Filtering is depending, hardscape setup and also how much and what kind of fish sp. you want to house. Some like flow others hate it. Moderate flow is generaly the best mid way to go for the majority of fish available. Pump rattings are always a bit vague and ussualy rated in a free flow without any filter restrictions. So depending on the media used and how dirty it gets over time it will always be less than what the label tells you.. This is also something you have to see and feel along the way what suits your aquarium best.. 850 litre p/h on a 135 litre lowtech sounds a bit much.. But hard to say how much you realy need.. I'm running my 110 litre with less than 400 litres p/h turn over and it runs like a charm. But what you have probably will be more than enough.


----------



## greenmac75 (6 Dec 2016)

For substrate check out this tutorial for a cheap but good option
*The Soil Substrate or Dirted Planted Tank - A How to Guide*


----------



## jp303 (6 Dec 2016)

Thanks for the replies, I will give those articles a read. 

Another silly question I am sure, but is using a dimmer as simple as using one of these? https://www.amazon.co.uk/Mercury-Pl...8&qid=1481055895&sr=8-1&keywords=light+dimmer or is this not suitable?

Will post back some thoughts after a little more research to cross check and might start a journal once I get going.


----------



## zozo (7 Dec 2016)

jp303 said:


> Thanks for the replies, I will give those articles a read.
> 
> Another silly question I am sure, but is using a dimmer as simple as using one of these? https://www.amazon.co.uk/Mercury-Pl...8&qid=1481055895&sr=8-1&keywords=light+dimmer or is this not suitable?
> 
> Will post back some thoughts after a little more research to cross check and might start a journal once I get going.



It all depends how the led setup is build and the led driver this needs.. Dimming leds can be accomplished in different ways, depending on the type of leds used. Mainly the driver must be dimmable. If you have bought a ready made aquarium led light setup it comes with a driver it is best to ask the vendor if it also has a dimming option and or what kind of dimmer it needs. The dimmer in your link most likely will be no option.

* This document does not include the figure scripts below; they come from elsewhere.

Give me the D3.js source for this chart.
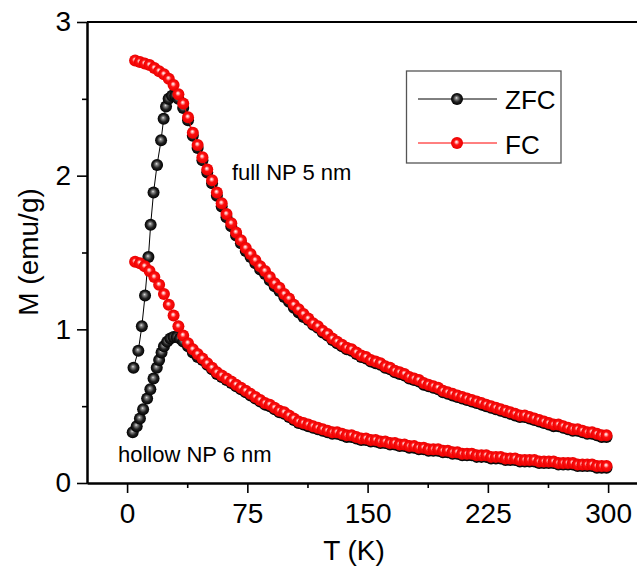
<!DOCTYPE html>
<html>
<head>
<meta charset="utf-8">
<script src="https://cdn.jsdelivr.net/npm/d3@7"></script>
<style>
body { margin: 0; background: #fff; }
text { font-family: "Liberation Sans", Arial, sans-serif; fill: #000; }
</style>
</head>
<body>
<script>
(function(){

//temperature grid of the FC runs and the high-T part of the ZFC runs (K)
var tempGrid = [5, 8, 11, 14, 17, 20, 23, 26, 29, 32, 35, 38, 41, 44, 47, 50, 53, 56, 59, 62,
    65, 68, 71, 74, 77, 80, 83, 86, 89, 92, 95, 98, 101, 104, 107, 110, 113, 116, 119, 122,
    125, 128, 131, 134, 137, 140, 143, 146, 149, 152, 155, 158, 161, 164, 167, 170, 173, 176, 179, 182,
    185, 188, 191, 194, 197, 200, 203, 206, 209, 212, 215, 218, 221, 224, 227, 230, 233, 236, 239, 242,
    245, 248, 251, 254, 257, 260, 263, 266, 269, 272, 275, 278, 281, 284, 287, 290, 293, 296, 299];

//FC, full NP 5 nm (emu/g)
var fcFull = [2.75, 2.74, 2.73, 2.72, 2.70, 2.68, 2.66, 2.63, 2.59, 2.53, 2.47, 2.38, 2.28, 2.20, 2.12, 2.04, 1.97, 1.89, 1.82, 1.75,
    1.69, 1.63, 1.58, 1.53, 1.49, 1.45, 1.41, 1.38, 1.34, 1.30, 1.27, 1.23, 1.20, 1.16, 1.13, 1.10, 1.07, 1.04, 1.02, 0.99,
    0.97, 0.94, 0.92, 0.90, 0.88, 0.87, 0.85, 0.83, 0.82, 0.80, 0.79, 0.78, 0.76, 0.75, 0.73, 0.72, 0.71, 0.69, 0.68, 0.67,
    0.65, 0.64, 0.63, 0.62, 0.60, 0.59, 0.58, 0.57, 0.56, 0.55, 0.54, 0.53, 0.52, 0.51, 0.50, 0.49, 0.48, 0.47, 0.46, 0.45,
    0.44, 0.44, 0.43, 0.42, 0.41, 0.40, 0.39, 0.38, 0.38, 0.37, 0.36, 0.35, 0.35, 0.34, 0.33, 0.33, 0.32, 0.31, 0.31];

//FC, hollow NP 6 nm
var fcHollow = [1.44, 1.43, 1.41, 1.38, 1.34, 1.29, 1.23, 1.16, 1.09, 1.02, 0.96, 0.91, 0.87, 0.84, 0.81, 0.78, 0.75, 0.72, 0.70, 0.68,
    0.66, 0.64, 0.62, 0.60, 0.58, 0.56, 0.54, 0.52, 0.51, 0.49, 0.47, 0.46, 0.44, 0.42, 0.40, 0.39, 0.38, 0.37, 0.36, 0.35,
    0.34, 0.33, 0.33, 0.32, 0.31, 0.31, 0.30, 0.29, 0.29, 0.28, 0.28, 0.27, 0.27, 0.26, 0.26, 0.25, 0.25, 0.24, 0.24, 0.23,
    0.23, 0.22, 0.22, 0.22, 0.21, 0.21, 0.20, 0.20, 0.19, 0.19, 0.19, 0.18, 0.18, 0.18, 0.17, 0.17, 0.17, 0.16, 0.16, 0.16,
    0.15, 0.15, 0.15, 0.15, 0.14, 0.14, 0.14, 0.14, 0.13, 0.13, 0.13, 0.13, 0.12, 0.12, 0.12, 0.12, 0.11, 0.11, 0.11];

//ZFC, full NP 5 nm: low-T points, then values on tempGrid from 38 K on
var zfcFullLowT = [4, 7, 9.2, 11.2, 13.3, 14.7, 16.5, 18.7, 21.2, 22.8, 24.3, 25.9, 28, 30, 32, 35];
var zfcFullLowM = [0.75, 0.86, 1.02, 1.22, 1.47, 1.68, 1.89, 2.07, 2.23, 2.37, 2.45, 2.50, 2.52, 2.52, 2.50, 2.44];
var zfcFullHighM = [2.36, 2.26, 2.18, 2.10, 2.02, 1.95, 1.87, 1.80, 1.73, 1.67, 1.61, 1.56, 1.51, 1.47, 1.43, 1.39, 1.36, 1.32, 1.28, 1.25,
    1.21, 1.18, 1.14, 1.11, 1.08, 1.06, 1.03, 1.01, 0.98, 0.96, 0.93, 0.91, 0.89, 0.87, 0.86, 0.84, 0.82, 0.81, 0.79, 0.78,
    0.77, 0.75, 0.74, 0.72, 0.71, 0.70, 0.68, 0.67, 0.66, 0.64, 0.63, 0.62, 0.61, 0.59, 0.58, 0.57, 0.56, 0.55, 0.54, 0.53,
    0.52, 0.51, 0.50, 0.49, 0.48, 0.47, 0.46, 0.45, 0.44, 0.43, 0.43, 0.42, 0.41, 0.40, 0.39, 0.38, 0.37, 0.37, 0.36, 0.35,
    0.34, 0.34, 0.33, 0.32, 0.32, 0.31, 0.30, 0.30];

//ZFC, hollow NP 6 nm: low-T points, then values on tempGrid from 47 K on
var zfcHollowLowT = [3.5, 6, 8, 10, 12.5, 14.5, 16.5, 18.5, 20, 21.5, 23, 25, 27, 29, 31, 33, 35, 38, 41, 44];
var zfcHollowLowM = [0.33, 0.37, 0.42, 0.48, 0.55, 0.61, 0.68, 0.75, 0.80, 0.85, 0.89, 0.92, 0.94, 0.95, 0.95, 0.94, 0.92, 0.89, 0.85, 0.82];
var zfcHollowHighM = [0.80, 0.77, 0.74, 0.71, 0.69, 0.67, 0.65, 0.63, 0.61, 0.59, 0.57, 0.55, 0.53, 0.51, 0.50, 0.48, 0.46, 0.45, 0.43, 0.41,
    0.39, 0.38, 0.37, 0.36, 0.35, 0.34, 0.33, 0.32, 0.32, 0.31, 0.30, 0.30, 0.29, 0.28, 0.28, 0.27, 0.27, 0.26, 0.26, 0.25,
    0.25, 0.24, 0.24, 0.23, 0.23, 0.22, 0.22, 0.21, 0.21, 0.21, 0.20, 0.20, 0.19, 0.19, 0.18, 0.18, 0.18, 0.17, 0.17, 0.17,
    0.16, 0.16, 0.16, 0.15, 0.15, 0.15, 0.14, 0.14, 0.14, 0.14, 0.13, 0.13, 0.13, 0.13, 0.12, 0.12, 0.12, 0.12, 0.11, 0.11,
    0.11, 0.11, 0.10, 0.10, 0.10];

//axis ticks and labels
var xTicks = [0, 75, 150, 225, 300];
var xMinor = [37.5, 112.5, 187.5, 262.5];
var yTicks = [0, 1, 2, 3];
var yMinor = [0.5, 1.5, 2.5];
var seriesNames = ["ZFC", "FC"];

//build point lists
function pairs(ts, ms){
    return d3.zip(ts, ms);
}
var zfcFullPts = pairs(zfcFullLowT, zfcFullLowM).concat(pairs(tempGrid.slice(11), zfcFullHighM));
var zfcHollowPts = pairs(zfcHollowLowT, zfcHollowLowM).concat(pairs(tempGrid.slice(14), zfcHollowHighM));
var fcFullPts = pairs(tempGrid, fcFull);
var fcHollowPts = pairs(tempGrid, fcHollow);

//frame
var width = 637,
    height = 569;

var svg = d3.select("body")
    .append("svg")
    .attr("width", width)
    .attr("height", height);

var x = d3.scaleLinear().domain([-25, 325]).range([87, 648.2]);
var y = d3.scaleLinear().domain([0, 3]).range([483, 22]);

//sphere shading
var defs = svg.append("defs");
function sphereGrad(id, stops){
    var g = defs.append("radialGradient")
        .attr("id", id)
        .attr("cx", 0.5).attr("cy", 0.5).attr("r", 0.5)
        .attr("fx", 0.45).attr("fy", 0.4);
    stops.forEach(function(s){
        g.append("stop").attr("offset", s[0]).attr("stop-color", s[1]);
    });
}
sphereGrad("ballBlack", [[0, "#e6e6e6"], [0.2, "#8a8a8a"], [0.6, "#222"], [1, "#000"]]);
sphereGrad("ballRed", [[0, "#ffffff"], [0.18, "#ffb0b0"], [0.45, "#ff1010"], [1, "#e80000"]]);

var line = d3.line()
    .x(function(d){ return x(d[0]); })
    .y(function(d){ return y(d[1]); });

//draw one series: thin line plus shaded balls
function drawSeries(pts, lineColor, grad, r){
    svg.append("path")
        .datum(pts)
        .attr("fill", "none")
        .attr("stroke", lineColor)
        .attr("stroke-width", 1)
        .attr("d", line);
    svg.append("g")
        .selectAll("circle")
        .data(pts)
        .enter()
        .append("circle")
        .attr("cx", function(d){ return x(d[0]); })
        .attr("cy", function(d){ return y(d[1]); })
        .attr("r", r)
        .attr("fill", "url(#" + grad + ")");
}

drawSeries(zfcFullPts, "#000", "ballBlack", 6);
drawSeries(zfcHollowPts, "#000", "ballBlack", 6);
drawSeries(fcFullPts, "#ff0000", "ballRed", 6);
drawSeries(fcHollowPts, "#ff0000", "ballRed", 6);

//axes
function styleAxis(g){
    g.select(".domain").attr("stroke-width", 2);
    g.selectAll(".tick line").attr("stroke-width", 1.6);
    g.selectAll("text")
        .style("font-family", "'Liberation Sans', Arial, sans-serif")
        .style("font-size", "28px");
}

svg.append("g")
    .attr("transform", "translate(0,483)")
    .call(d3.axisBottom(x).tickValues(xMinor).tickSize(5).tickSizeOuter(0).tickFormat(""))
    .call(styleAxis);
svg.append("g")
    .attr("transform", "translate(0,483)")
    .call(d3.axisBottom(x).tickValues(xTicks).tickSize(10).tickSizeOuter(0).tickPadding(10).tickFormat(d3.format("d")))
    .call(styleAxis);

svg.append("g")
    .attr("transform", "translate(87,0)")
    .call(d3.axisLeft(y).tickValues(yMinor).tickSize(5).tickSizeOuter(0).tickFormat(""))
    .call(styleAxis);
svg.append("g")
    .attr("transform", "translate(87,0)")
    .call(d3.axisLeft(y).tickValues(yTicks).tickSize(10).tickSizeOuter(0).tickPadding(6).tickFormat(d3.format("d")))
    .call(styleAxis);

//top spine
svg.append("line")
    .attr("x1", x(-25)).attr("x2", x(325))
    .attr("y1", y(3)).attr("y2", y(3))
    .attr("stroke", "#000")
    .attr("stroke-width", 2);

//axis titles
svg.append("text")
    .attr("x", 354)
    .attr("y", 560)
    .attr("text-anchor", "middle")
    .style("font-size", "28px")
    .text("T (K)");

svg.append("text")
    .attr("transform", "translate(38,252) rotate(-90)")
    .attr("text-anchor", "middle")
    .style("font-size", "28px")
    .text("M (emu/g)");

//annotations
svg.append("text")
    .attr("x", 232)
    .attr("y", 180)
    .style("font-size", "22px")
    .text("full NP 5 nm");

svg.append("text")
    .attr("x", 118)
    .attr("y", 462)
    .style("font-size", "22px")
    .text("hollow NP 6 nm");

//legend
var legend = svg.append("g");
legend.append("rect")
    .attr("x", 406.5).attr("y", 71)
    .attr("width", 154.5).attr("height", 92)
    .attr("fill", "#fff")
    .attr("stroke", "#555")
    .attr("stroke-width", 1.3);

var legendRows = [
    {name: seriesNames[0], color: "#000", grad: "ballBlack", cy: 99, ty: 109},
    {name: seriesNames[1], color: "#ff0000", grad: "ballRed", cy: 143, ty: 154}
];
legendRows.forEach(function(row){
    legend.append("line")
        .attr("x1", 418).attr("x2", 497)
        .attr("y1", row.cy).attr("y2", row.cy)
        .attr("stroke", row.color)
        .attr("stroke-width", 1);
    legend.append("circle")
        .attr("cx", 457).attr("cy", row.cy)
        .attr("r", 6)
        .attr("fill", "url(#" + row.grad + ")");
    legend.append("text")
        .attr("x", 505).attr("y", row.ty)
        .style("font-size", "26px")
        .text(row.name);
});

})();
</script>
</body>
</html>
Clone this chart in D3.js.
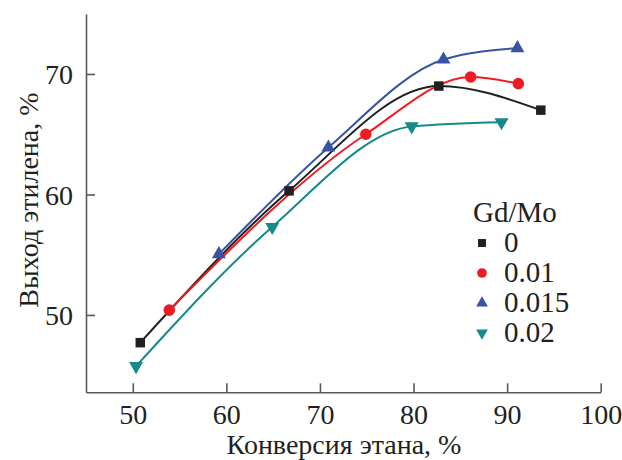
<!DOCTYPE html>
<html>
<head>
<meta charset="utf-8">
<script src="https://cdn.jsdelivr.net/npm/d3@7"></script>
</head>
<body style="margin:0;background:#fff">
<svg id="chart" width="622" height="460" font-family="Liberation Serif"></svg>
<script>
// Ethylene yield vs. ethane conversion for different Gd/Mo ratios
const seriesNames = ["0", "0.01", "0.015", "0.02"];
const conv0    = [50.8, 66.7, 82.7, 93.6];
const yield0   = [47.7, 60.3, 69.0, 67.0];
const conv001  = [53.9, 74.9, 86.1, 91.2];
const yield001 = [50.4, 65.0, 69.75, 69.2];
const conv0015  = [59.2, 70.9, 83.2, 91.1];
const yield0015 = [55.05, 63.9, 71.2, 72.15];
const conv002  = [50.35, 64.9, 79.8, 89.4];
const yield002 = [45.75, 57.3, 65.65, 66.0];
const xTicks = [50, 60, 70, 80, 90, 100];
const yTicks = [50, 60, 70];

const colors = ["#231f20", "#ed1c24", "#3953a4", "#16898a"];
const symbols = [d3.symbolSquare, d3.symbolCircle, d3.symbolTriangle, d3.symbolTriangle];
const symSize = [90, 105, 85, 85];
const symRot = [0, 0, 0, 180];

const FONT = "Liberation Serif";
const textColor = "#231f20";

const series = [
  { name: seriesNames[0], x: conv0, y: yield0 },
  { name: seriesNames[1], x: conv001, y: yield001 },
  { name: seriesNames[2], x: conv0015, y: yield0015 },
  { name: seriesNames[3], x: conv002, y: yield002 }
];

const svg = d3.select("#chart");
const x = d3.scaleLinear().domain([45, 100]).range([86, 600.7]);
const y = d3.scaleLinear().domain([43.58, 74.98]).range([392.3, 14]);

const axisColor = "#58595b";

// Axes with inward ticks
const gx = svg.append("g").attr("transform", `translate(0,${y.range()[0]})`)
  .call(d3.axisBottom(x).tickValues(xTicks).tickSizeInner(-9).tickSizeOuter(0).tickPadding(12));
const gy = svg.append("g").attr("transform", `translate(${x.range()[0]},0)`)
  .call(d3.axisLeft(y).tickValues(yTicks).tickSizeInner(-9).tickSizeOuter(0).tickPadding(13));
[gx, gy].forEach(g => {
  g.attr("font-family", FONT).attr("font-size", 28);
  g.select(".domain").attr("stroke", axisColor).attr("stroke-width", 1.6);
  g.selectAll(".tick line").attr("stroke", axisColor).attr("stroke-width", 1.6);
  g.selectAll(".tick text").attr("font-family", FONT).attr("font-size", 28).attr("fill", textColor);
});
gx.selectAll(".tick text").attr("dy", "0.71em");
gy.selectAll(".tick text").attr("dy", "0.34em");

// Axis titles
svg.append("text").attr("x", 344).attr("y", 454).attr("text-anchor", "middle")
  .attr("font-family", FONT).attr("font-size", 28).attr("fill", textColor)
  .text("Конверсия этана, %");
svg.append("text").attr("transform", "translate(38,200) rotate(-90)").attr("text-anchor", "middle")
  .attr("font-family", FONT).attr("font-size", 28).attr("fill", textColor)
  .text("Выход этилена, %");

// Smooth curves, then markers on top
const line = d3.line().x(d => x(d[0])).y(d => y(d[1])).curve(d3.curveMonotoneX);
series.forEach((s, i) => {
  const pts = s.x.map((v, k) => [v, s.y[k]]);
  svg.append("path").datum(pts).attr("d", line)
    .attr("fill", "none").attr("stroke", colors[i]).attr("stroke-width", 2);
});
series.forEach((s, i) => {
  const pts = s.x.map((v, k) => [v, s.y[k]]);
  svg.append("g").selectAll("path").data(pts).join("path")
    .attr("d", d3.symbol().type(symbols[i]).size(symSize[i]))
    .attr("transform", d => `translate(${x(d[0])},${y(d[1])}) rotate(${symRot[i]})`)
    .attr("fill", colors[i]);
});

// Legend
const lg = svg.append("g").attr("transform", "translate(473,0)");
lg.append("text").attr("x", 0).attr("y", 222)
  .attr("font-family", FONT).attr("font-size", 29).attr("fill", textColor)
  .text("Gd/Mo");
series.forEach((s, i) => {
  const cy = 243 + i * 30;
  lg.append("path")
    .attr("d", d3.symbol().type(symbols[i]).size(symSize[i] * 0.7))
    .attr("transform", `translate(9,${cy}) rotate(${symRot[i]})`)
    .attr("fill", colors[i]);
  lg.append("text").attr("x", 31).attr("y", cy + 9)
    .attr("font-family", FONT).attr("font-size", 29).attr("fill", textColor)
    .text(s.name);
});
</script>
</body>
</html>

Tho 44 watt led power in general seems a tad much for a low tech. But as said it doesn't say anything about how much light it realy gives and how it will work out when the aqaurium is up and running.. If a dimmer aint an option with what you already got, if it comes to that, there are other simple ways to prevent to much light getting into the tank.. That's something you realy do not need to worry about that much from the start. Just set it up and wait and see and go from there.


----------



## jp303 (7 Dec 2016)

Thanks for the reply.

So I have been having a little read and decided on the soil capped with 2-4mm gravel as the substrate.

Anyone know if the canna soils are okay for this purpose? For example the one listed in the link below:

Canna 50L Terra Professional Soil Mix Bag https://www.amazon.co.uk/dp/B008MJXGOS/ref=cm_sw_r_cp_api_87bsybX6BAPRB




Sent from my iPhone using Tapatalk


----------



## HannahFergusonFan (13 Dec 2016)

Canna Soil will be a disaster if you ask me, I was in same situation of Low tech setup about 2 months ago did all my research and started my low tech tank and my tank (29g) is similar to your tank. I used two bags(9kgs) of ADA substrate. Your lighting is in medium lighting category. So the low light and low CO2 plants will do a good job for you. instead of looking for all low light plants, its better to look for the low light plants that are available to you. some of the low light plants I used are Japanese hair grass, java moss, java fern, Dwarf hair grass, Marisala hirsuta. Apart from that I used to dose Seachem Flourish Excel(not costly) in order to provide some kind of CO2 supplement for plants, it did a great job my plants, they looked greener and healthier than before. Plan the hardscape before planting or it will be a mess.


----------



## sanj (16 Dec 2016)

Start out with a lot of plants, aim for 80% of the substrate covered. At least don't start out with few plants.


----------